Why, yes, and pretty soon we were chez Refgoddess while D wandered around getting ready for church, going to put a belt on only to find he was already wearing one. And then the rest of us were out the gate with Carbon and realizing we didn’t have to trace the same route we take on our commuting walks! We made a rambly loop around the neighborhood, and just as we were solving (retrospectively) the Thanksgiving Napkin Etiquette Disaster, Sang’s phone rang and it was Bookherd calling her back to arrange meeting up at a movie, and Sang asked me if she should bring Bookherd home for a visit afterward so I could see her too, and

Reader, I panicked. Standing in Refgoddess’ driveway where she has made a labyrinth in gravel. Days do not stay empty! A piece is waiting to be written and it’s due at the IPRC class on the 6th and then there is laundry. Sunday night blues started on Saturday night, this week.

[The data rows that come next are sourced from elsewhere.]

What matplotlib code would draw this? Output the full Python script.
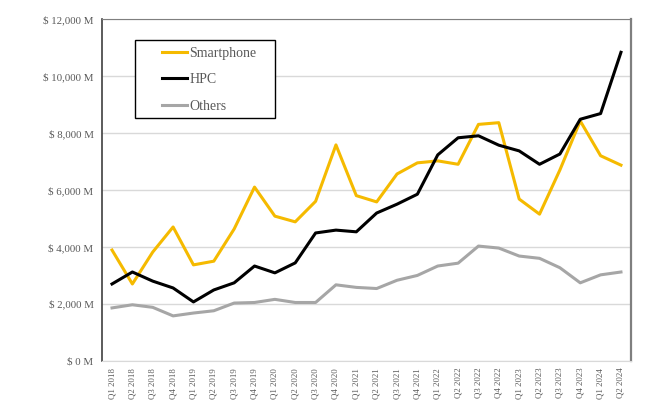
import matplotlib
matplotlib.use("Agg")
import matplotlib.pyplot as plt
from matplotlib.patches import Rectangle
from matplotlib.ticker import FuncFormatter

# quarterly revenue, $M
quarters = ["Q1 2018", "Q2 2018", "Q3 2018", "Q4 2018",
            "Q1 2019", "Q2 2019", "Q3 2019", "Q4 2019",
            "Q1 2020", "Q2 2020", "Q3 2020", "Q4 2020",
            "Q1 2021", "Q2 2021", "Q3 2021", "Q4 2021",
            "Q1 2022", "Q2 2022", "Q3 2022", "Q4 2022",
            "Q1 2023", "Q2 2023", "Q3 2023", "Q4 2023",
            "Q1 2024", "Q2 2024"]
smartphone = [3890, 2700, 3820, 4700, 3370, 3500, 4630, 6100,
              5080, 4880, 5600, 7580, 5800, 5580, 6560, 6950,
              7020, 6900, 8300, 8360, 5680, 5150, 6700, 8420,
              7200, 6870]
hpc = [2700, 3120, 2800, 2560, 2070, 2490, 2740, 3330,
       3090, 3440, 4490, 4590, 4530, 5190, 5500, 5850,
       7230, 7830, 7900, 7570, 7370, 6900, 7260, 8480,
       8680, 10830]
others = [1860, 1970, 1880, 1580, 1680, 1760, 2030, 2050,
          2160, 2050, 2050, 2670, 2580, 2540, 2830, 3000,
          3330, 3430, 4030, 3960, 3680, 3600, 3270, 2740,
          3020, 3120]

plt.rcParams['font.family'] = ['Liberation Serif', 'DejaVu Serif']
txt = '#595959'

fig = plt.figure(figsize=(6.7, 4.12), dpi=100)
ax = fig.add_axes([0.152, 0.124, 0.79, 0.83])

x = range(len(quarters))
ax.plot(x, smartphone, color='#F5BA00', lw=2.2, label='Smartphone')
ax.plot(x, hpc, color='black', lw=2.2, label='HPC')
ax.plot(x, others, color='#A6A6A6', lw=2.2, label='Others')

ax.set_ylim(0, 12000)
ax.set_yticks(range(0, 12001, 2000))
ax.yaxis.set_major_formatter(FuncFormatter(lambda v, p: '$ {:,.0f} M'.format(v)))
ax.set_xlim(-0.5, len(quarters) - 0.5)
ax.set_xticks(list(x))
ax.set_xticklabels(quarters, rotation=90, fontsize=6.3, color=txt)
ax.tick_params(axis='y', labelsize=7.8, labelcolor=txt, length=0, pad=6)
ax.tick_params(axis='x', length=0, pad=5)

ax.grid(axis='y', color='#D9D9D9', lw=1)
ax.set_axisbelow(True)
ax.spines['left'].set_color('#404040')
ax.spines['left'].set_linewidth(1.2)
ax.spines['top'].set_color('#7F7F7F')
ax.spines['right'].set_color('#7F7F7F')
ax.spines['right'].set_linewidth(1.6)
ax.spines['bottom'].set_color('#D9D9D9')

# legend box drawn by hand, entries without a frame
ax.add_patch(Rectangle((0.0624, 0.7105), 0.2646, 0.228, transform=ax.transAxes,
                       fill=True, facecolor='white', edgecolor='black', lw=1.0, zorder=5))
leg = ax.legend(loc='upper left', bbox_to_anchor=(0.113, 0.919), fontsize=10,
                frameon=False, handlelength=1.85, handletextpad=0.15,
                labelspacing=0.98, borderpad=0, borderaxespad=0)
leg.set_zorder(6)
for t in leg.get_texts():
    t.set_color(txt)

fig.savefig('out.png', dpi=100)
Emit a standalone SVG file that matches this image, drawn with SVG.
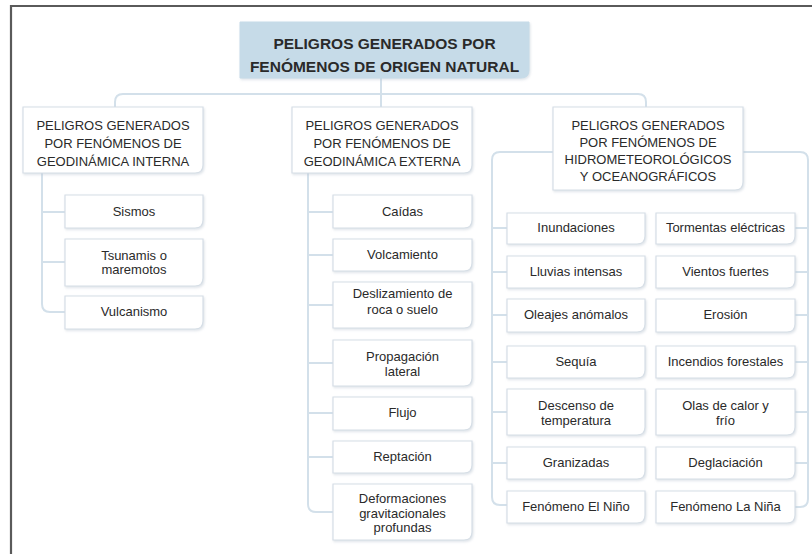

There was still plenty of time, not that I used it well when I was on my own. (I resent using it well! I just want it to be there!) Bookherd came over for leftovers while I finished dealing with the turkey stock and carcass that Sang and Fourgates had got going Thanksgiving night. When the dog gave me his Meaningful Look, I glanced at the clock to see if it was eight o’clock (his suppertime) yet, and it was only six! I was so happy. You wish, little boy, I told the dog.

My relationship with time is really kind of fucked up. (I don’t want a relationship! I just want it to be there!) It was still a pretty good day.